Незначительное поражение Крамера не возымело никакого эффекта. «Молот», наконец, дал точные определения преступлениям, связанным с колдовством. Конечно, определения существовали и раньше, но не такие полные; к тому же общество еще не было готово применять их на практике. В лучшие дни средневековья случались и судебные процессы, применялись и пытки или угрозы их применения, но нередко выносились и оправдательные пригоры, а такие дела, как дело святой Жанны, показывают, что церковные суды не доводили пытки до крайностей. Жанне продемонстрировали пыточные инструменты, но так и не применили их. В деле Жиля де Ре пытки готовы были применить, если бы де Ре не признался сам. Но поразительная сцена объятия епископа Нанта с обвиняемым наглядно показывает, что подлинно христианские чувства еще не оставили судей. Если это и была мелодрама, то, по крайней мере, правильная мелодрама. А если объятие епископа не было искренним, то, по крайней мере, здесь неискренность была уместной, поскольку не ввергла обвиняемого в еще более тяжкие грехи. Однако, время шло, многое менялось. Начиная с какого-то момента средневековье словно решило отказаться от христианских чувств и мечтаний о святости. Видимо, напряжение борьбы с колдовством стало для него непосильным. Судьи усвоили главный урок, извлеченный из личного и общественного опыта, и состоял он в том, что гораздо проще и в целом выгоднее обвинять кого-то другого, чем себя. Приятно осознавать, что ты можешь привлечь к ответственности любого. Наконец, можно было на опыте посмотреть, на что годятся их доктрины и правовые нормы. И они начали пользоваться ими. Раскаяние практически исчезло из христианского сознания; а на его месте воцарился грех как таковой.

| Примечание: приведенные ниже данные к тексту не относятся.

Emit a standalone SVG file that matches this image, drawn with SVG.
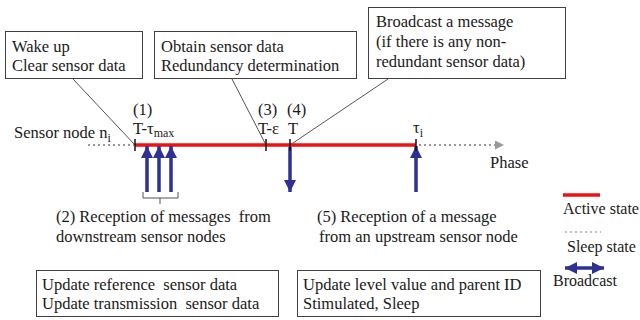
<svg xmlns="http://www.w3.org/2000/svg" width="640" height="320" viewBox="0 0 640 320">
<style>
text{font-family:"Liberation Serif","Times New Roman",serif;font-size:16.5px;fill:#1a1a1a}
.sub{font-size:12px}
.leg{font-size:16px}
.box{fill:#fff;stroke:#404040;stroke-width:1}
.lead{stroke:#555;stroke-width:1;fill:none}
.active{stroke:#f01010;stroke-width:3.5;fill:none}
.sleep{stroke:#999;stroke-width:2;stroke-dasharray:2 3;fill:none}
.tick{stroke:#111;stroke-width:1.5}
.msg{stroke:#2e3192;stroke-width:3.5;fill:none}
.pre{white-space:pre}
</style>
<defs>
<marker id="bh" markerUnits="userSpaceOnUse" markerWidth="12" markerHeight="12" viewBox="0 0 10 10" refX="10" refY="5" orient="auto-start-reverse">
<path d="M0,0 L10,5 L0,10 z" fill="#2e3192"/>
</marker>
<marker id="gh" markerUnits="userSpaceOnUse" markerWidth="9" markerHeight="9" viewBox="0 0 10 10" refX="10" refY="5" orient="auto">
<path d="M0,0 L10,5 L0,10 z" fill="#999"/>
</marker>
</defs>

<g id="connectors">
<line class="lead" x1="73" y1="79" x2="135" y2="145"/>
<line class="lead" x1="232" y1="79" x2="266" y2="145"/>
<line class="lead" x1="388" y1="79" x2="290" y2="145"/>
<line class="sleep" x1="88" y1="145" x2="134" y2="145"/>
<line class="active" x1="135" y1="145" x2="416" y2="145"/>
<line class="sleep" x1="419" y1="145" x2="504" y2="145" marker-end="url(#gh)"/>
<line class="msg" x1="147" y1="192" x2="147" y2="146" marker-end="url(#bh)"/>
<line class="msg" x1="159" y1="192" x2="159" y2="146" marker-end="url(#bh)"/>
<line class="msg" x1="171" y1="192" x2="171" y2="146" marker-end="url(#bh)"/>
<line class="msg" x1="290" y1="147" x2="290" y2="192" marker-end="url(#bh)"/>
<line class="msg" x1="416" y1="192" x2="416" y2="146" marker-end="url(#bh)"/>
<path d="M143,192 V198 H178 V192 M160,198 V204" stroke="#555" stroke-width="1" fill="none"/>
<line class="tick" x1="135" y1="139" x2="135" y2="151"/>
<line class="tick" x1="266" y1="139" x2="266" y2="151"/>
<line class="tick" x1="290" y1="139" x2="290" y2="151"/>
<line class="tick" x1="416" y1="139" x2="416" y2="151"/>
</g>

<g id="wake">
<rect class="box" x="5.5" y="31.5" width="137" height="47"/>
<text x="12" y="52">Wake up</text>
<text x="12" y="71">Clear sensor data</text>
</g>

<g id="obtain">
<rect class="box" x="154.5" y="31.5" width="202" height="47"/>
<text x="161" y="52">Obtain sensor data</text>
<text x="161" y="71">Redundancy determination</text>
</g>

<g id="broadcast-msg">
<rect class="box" x="368.5" y="7.5" width="197" height="71"/>
<text x="376" y="27">Broadcast a message</text>
<text x="376" y="47">(if there is any non-</text>
<text x="376" y="67">redundant sensor data)</text>
</g>

<g id="timeline-labels">
<text x="14" y="138">Sensor node n<tspan class="sub" dy="4">i</tspan></text>
<text x="133" y="115">(1)</text>
<text x="133" y="134">T-τ<tspan class="sub" dy="3">max</tspan></text>
<text x="258" y="115">(3)</text>
<text x="258" y="134">T-ε</text>
<text x="287" y="115">(4)</text>
<text x="288" y="134">T</text>
<text x="413" y="133">τ<tspan class="sub" dy="4">i</tspan></text>
<text x="490" y="168">Phase</text>
</g>

<g id="reception-down">
<text x="56" y="222" class="pre" xml:space="preserve">(2) Reception of messages  from</text>
<text x="56" y="242">downstream sensor nodes</text>
</g>

<g id="reception-up">
<text x="317" y="222">(5) Reception of a message</text>
<text x="319" y="242">from an upstream sensor node</text>
</g>

<g id="update-ref">
<rect class="box" x="36.5" y="270.5" width="242" height="46"/>
<text x="42" y="290" class="pre" xml:space="preserve">Update reference  sensor data</text>
<text x="42" y="309" class="pre" xml:space="preserve">Update transmission  sensor data</text>
</g>

<g id="update-level">
<rect class="box" x="297.5" y="270.5" width="243" height="46"/>
<text x="303" y="290">Update level value and parent ID</text>
<text x="303" y="309">Stimulated, Sleep</text>
</g>

<g id="legend">
<line class="active" x1="563" y1="195" x2="600" y2="195"/>
<text class="leg" x="563" y="214">Active state</text>
<line class="sleep" x1="565" y1="232" x2="601" y2="232" style="stroke-width:1.5;stroke:#aaa"/>
<text class="leg" x="567" y="252">Sleep state</text>
<line class="msg" x1="565" y1="268" x2="604" y2="268" marker-start="url(#bh)" marker-end="url(#bh)"/>
<text class="leg" x="553" y="286">Broadcast</text>
</g>
</svg>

Об этом следует помнить, когда кто-то смотрит вскользь — вряд ли кто-то осмелится посмотреть в упор — на ужасы того времени, даже если считать, что два-три факта действительно имели место. Сила незримой злобы, разлитая в мире — а именно против нее были направлены отчаянные усилия Церкви — известна давно. Эта сила стала традицией еше в эпоху сильной Римской империи, она жила и в период упадка Рима, она только крепла в Темные века. Даже нам сейчас, после более чем двухсотлетнего освобождения от кошмара, трудно поверить в шабаш и в детские жертвоприношения, а как же трудно было нашим предкам после пятнадцати веков борьбы усомниться в подобных вещах! Ведь магические практики действительно существовали. Маловероятно, что в замке Жиля де Ре так и не нашли ни одного тела; наверное, далеко не все восковые фигурки, о которых мы слышали, можно было вменить в вину их владельцам, но уж некоторые — наверняка. Герцогиня Глостер, безусловно, пыталась что-то сделать с помощью магического искусства. Когда все возможности исчерпаны, остается только злоба, и уж она не замедлит воспользоваться любой сверхъестественной возможностью. Нельзя забывать и о том, сколько сил было положено на объяснения природы сверхъестественного. Именно эти объяснения и превратили гоэтику в реальное зло. Остается только пожалеть, что Фома Аквинский был настолько убийственно логичен. Ангельский Доктор, без сомнения, был прав; но его блестящий интеллект принес Церкви только несчастья. И все же логические выкладки всех учителей Церкви ни к чему бы не привели, если бы не было сформировано официальное общественное мнение. И если в средние века еше разрешался определенный уровень скептического отношения к вере (если только речь не шла о догматах), то начиная с определенного момента места для него не осталось. Там, где поначалу подозрения и доносы не поощрялись, теперь они стали доминантой общественной жизни.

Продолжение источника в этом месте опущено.